- **What is expected**
Write out the whole listing exactly as it stands.

- **Material provided**
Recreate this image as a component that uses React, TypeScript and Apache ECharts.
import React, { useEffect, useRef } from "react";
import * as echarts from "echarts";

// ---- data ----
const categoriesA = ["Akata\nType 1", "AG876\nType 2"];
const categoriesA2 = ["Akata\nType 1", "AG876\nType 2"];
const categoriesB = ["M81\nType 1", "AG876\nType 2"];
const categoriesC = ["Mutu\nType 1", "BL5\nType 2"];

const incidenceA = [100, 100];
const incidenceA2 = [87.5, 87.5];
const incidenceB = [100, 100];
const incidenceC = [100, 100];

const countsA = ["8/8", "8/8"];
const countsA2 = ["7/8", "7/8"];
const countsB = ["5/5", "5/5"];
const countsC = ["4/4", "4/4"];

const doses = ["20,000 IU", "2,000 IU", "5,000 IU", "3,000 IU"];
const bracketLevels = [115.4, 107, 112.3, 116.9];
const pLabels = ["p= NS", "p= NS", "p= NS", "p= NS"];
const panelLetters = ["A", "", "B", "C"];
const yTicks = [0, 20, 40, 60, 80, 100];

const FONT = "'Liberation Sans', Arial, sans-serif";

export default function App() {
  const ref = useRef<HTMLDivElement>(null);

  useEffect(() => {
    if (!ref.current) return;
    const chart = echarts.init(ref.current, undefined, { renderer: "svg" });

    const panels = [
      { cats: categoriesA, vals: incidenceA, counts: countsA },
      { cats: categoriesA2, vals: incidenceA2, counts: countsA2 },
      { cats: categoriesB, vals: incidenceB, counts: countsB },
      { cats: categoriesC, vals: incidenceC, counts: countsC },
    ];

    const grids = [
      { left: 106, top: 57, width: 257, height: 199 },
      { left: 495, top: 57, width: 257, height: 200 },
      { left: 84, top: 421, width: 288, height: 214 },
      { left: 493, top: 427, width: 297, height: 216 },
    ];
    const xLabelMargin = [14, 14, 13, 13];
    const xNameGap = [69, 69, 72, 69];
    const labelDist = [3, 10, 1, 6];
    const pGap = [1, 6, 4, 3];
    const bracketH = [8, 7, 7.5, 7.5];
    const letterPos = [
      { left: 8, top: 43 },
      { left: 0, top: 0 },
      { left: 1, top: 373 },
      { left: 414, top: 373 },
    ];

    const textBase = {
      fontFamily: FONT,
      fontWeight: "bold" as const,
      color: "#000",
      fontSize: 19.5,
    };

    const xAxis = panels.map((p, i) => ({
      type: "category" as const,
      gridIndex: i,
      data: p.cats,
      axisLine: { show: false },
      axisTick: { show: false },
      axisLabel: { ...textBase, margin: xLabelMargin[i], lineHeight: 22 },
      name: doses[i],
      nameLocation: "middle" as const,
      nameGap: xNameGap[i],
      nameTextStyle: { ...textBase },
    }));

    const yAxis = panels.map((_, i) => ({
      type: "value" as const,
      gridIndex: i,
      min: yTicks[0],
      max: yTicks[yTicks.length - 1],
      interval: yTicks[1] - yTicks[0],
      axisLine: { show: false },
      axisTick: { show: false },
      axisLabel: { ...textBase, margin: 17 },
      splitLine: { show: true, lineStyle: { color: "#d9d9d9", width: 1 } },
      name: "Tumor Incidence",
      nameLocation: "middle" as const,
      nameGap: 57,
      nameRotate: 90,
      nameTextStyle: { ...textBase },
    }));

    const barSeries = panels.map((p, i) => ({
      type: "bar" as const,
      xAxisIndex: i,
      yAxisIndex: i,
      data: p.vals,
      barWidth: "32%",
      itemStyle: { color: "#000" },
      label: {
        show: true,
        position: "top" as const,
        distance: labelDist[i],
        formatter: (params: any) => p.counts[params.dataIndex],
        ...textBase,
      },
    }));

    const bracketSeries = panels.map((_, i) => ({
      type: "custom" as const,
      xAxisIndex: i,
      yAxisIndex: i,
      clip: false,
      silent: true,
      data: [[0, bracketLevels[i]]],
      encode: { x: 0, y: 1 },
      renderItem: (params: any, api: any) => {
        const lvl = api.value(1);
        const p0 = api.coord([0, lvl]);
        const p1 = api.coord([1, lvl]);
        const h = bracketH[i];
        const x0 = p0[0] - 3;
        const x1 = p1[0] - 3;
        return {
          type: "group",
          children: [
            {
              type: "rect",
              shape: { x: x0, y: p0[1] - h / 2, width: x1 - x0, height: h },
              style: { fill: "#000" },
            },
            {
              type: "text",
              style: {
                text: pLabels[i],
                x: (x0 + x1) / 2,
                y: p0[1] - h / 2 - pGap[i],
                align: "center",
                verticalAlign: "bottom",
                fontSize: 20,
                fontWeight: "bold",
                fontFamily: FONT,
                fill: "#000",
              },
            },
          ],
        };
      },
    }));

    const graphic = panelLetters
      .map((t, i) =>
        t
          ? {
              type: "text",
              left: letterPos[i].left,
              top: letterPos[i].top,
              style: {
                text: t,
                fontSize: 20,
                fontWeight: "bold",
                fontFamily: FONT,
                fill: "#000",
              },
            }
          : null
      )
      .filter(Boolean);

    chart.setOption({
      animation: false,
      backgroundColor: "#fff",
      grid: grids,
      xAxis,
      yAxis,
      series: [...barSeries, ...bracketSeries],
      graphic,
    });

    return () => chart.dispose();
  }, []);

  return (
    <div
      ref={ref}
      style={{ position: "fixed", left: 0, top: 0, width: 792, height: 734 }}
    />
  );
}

- **Exercise response**
Recreate this image as a component that uses React, TypeScript and Apache ECharts.
import React, { useEffect, useRef } from "react";
import * as echarts from "echarts";

// ---- data ----
const categoriesA = ["Akata\nType 1", "AG876\nType 2"];
const categoriesA2 = ["Akata\nType 1", "AG876\nType 2"];
const categoriesB = ["M81\nType 1", "AG876\nType 2"];
const categoriesC = ["Mutu\nType 1", "BL5\nType 2"];

const incidenceA = [100, 100];
const incidenceA2 = [87.5, 87.5];
const incidenceB = [100, 100];
const incidenceC = [100, 100];

const countsA = ["8/8", "8/8"];
const countsA2 = ["7/8", "7/8"];
const countsB = ["5/5", "5/5"];
const countsC = ["4/4", "4/4"];

const doses = ["20,000 IU", "2,000 IU", "5,000 IU", "3,000 IU"];
const bracketLevels = [115.4, 107, 112.3, 116.9];
const pLabels = ["p= NS", "p= NS", "p= NS", "p= NS"];
const panelLetters = ["A", "", "B", "C"];
const yTicks = [0, 20, 40, 60, 80, 100];

const FONT = "'Liberation Sans', Arial, sans-serif";

export default function App() {
  const ref = useRef<HTMLDivElement>(null);

  useEffect(() => {
    if (!ref.current) return;
    const chart = echarts.init(ref.current, undefined, { renderer: "svg" });

    const panels = [
      { cats: categoriesA, vals: incidenceA, counts: countsA },
      { cats: categoriesA2, vals: incidenceA2, counts: countsA2 },
      { cats: categoriesB, vals: incidenceB, counts: countsB },
      { cats: categoriesC, vals: incidenceC, counts: countsC },
    ];

    const grids = [
      { left: 106, top: 57, width: 257, height: 199 },
      { left: 495, top: 57, width: 257, height: 200 },
      { left: 84, top: 421, width: 288, height: 214 },
      { left: 493, top: 427, width: 297, height: 216 },
    ];
    const xLabelMargin = [14, 14, 13, 13];
    const xNameGap = [69, 69, 72, 69];
    const labelDist = [3, 10, 1, 6];
    const pGap = [1, 6, 4, 3];
    const bracketH = [8, 7, 7.5, 7.5];
    const letterPos = [
      { left: 8, top: 43 },
      { left: 0, top: 0 },
      { left: 1, top: 373 },
      { left: 414, top: 373 },
    ];

    const textBase = {
      fontFamily: FONT,
      fontWeight: "bold" as const,
      color: "#000",
      fontSize: 19.5,
    };

    const xAxis = panels.map((p, i) => ({
      type: "category" as const,
      gridIndex: i,
      data: p.cats,
      axisLine: { show: false },
      axisTick: { show: false },
      axisLabel: { ...textBase, margin: xLabelMargin[i], lineHeight: 22 },
      name: doses[i],
      nameLocation: "middle" as const,
      nameGap: xNameGap[i],
      nameTextStyle: { ...textBase },
    }));

    const yAxis = panels.map((_, i) => ({
      type: "value" as const,
      gridIndex: i,
      min: yTicks[0],
      max: yTicks[yTicks.length - 1],
      interval: yTicks[1] - yTicks[0],
      axisLine: { show: false },
      axisTick: { show: false },
      axisLabel: { ...textBase, margin: 17 },
      splitLine: { show: true, lineStyle: { color: "#d9d9d9", width: 1 } },
      name: "Tumor Incidence",
      nameLocation: "middle" as const,
      nameGap: 57,
      nameRotate: 90,
      nameTextStyle: { ...textBase },
    }));

    const barSeries = panels.map((p, i) => ({
      type: "bar" as const,
      xAxisIndex: i,
      yAxisIndex: i,
      data: p.vals,
      barWidth: "32%",
      itemStyle: { color: "#000" },
      label: {
        show: true,
        position: "top" as const,
        distance: labelDist[i],
        formatter: (params: any) => p.counts[params.dataIndex],
        ...textBase,
      },
    }));

    const bracketSeries = panels.map((_, i) => ({
      type: "custom" as const,
      xAxisIndex: i,
      yAxisIndex: i,
      clip: false,
      silent: true,
      data: [[0, bracketLevels[i]]],
      encode: { x: 0, y: 1 },
      renderItem: (params: any, api: any) => {
        const lvl = api.value(1);
        const p0 = api.coord([0, lvl]);
        const p1 = api.coord([1, lvl]);
        const h = bracketH[i];
        const x0 = p0[0] - 3;
        const x1 = p1[0] - 3;
        return {
          type: "group",
          children: [
            {
              type: "rect",
              shape: { x: x0, y: p0[1] - h / 2, width: x1 - x0, height: h },
              style: { fill: "#000" },
            },
            {
              type: "text",
              style: {
                text: pLabels[i],
                x: (x0 + x1) / 2,
                y: p0[1] - h / 2 - pGap[i],
                align: "center",
                verticalAlign: "bottom",
                fontSize: 20,
                fontWeight: "bold",
                fontFamily: FONT,
                fill: "#000",
              },
            },
          ],
        };
      },
    }));

    const graphic = panelLetters
      .map((t, i) =>
        t
          ? {
              type: "text",
              left: letterPos[i].left,
              top: letterPos[i].top,
              style: {
                text: t,
                fontSize: 20,
                fontWeight: "bold",
                fontFamily: FONT,
                fill: "#000",
              },
            }
          : null
      )
      .filter(Boolean);

    chart.setOption({
      animation: false,
      backgroundColor: "#fff",
      grid: grids,
      xAxis,
      yAxis,
      series: [...barSeries, ...bracketSeries],
      graphic,
    });

    return () => chart.dispose();
  }, []);

  return (
    <div
      ref={ref}
      style={{ position: "fixed", left: 0, top: 0, width: 792, height: 734 }}
    />
  );
}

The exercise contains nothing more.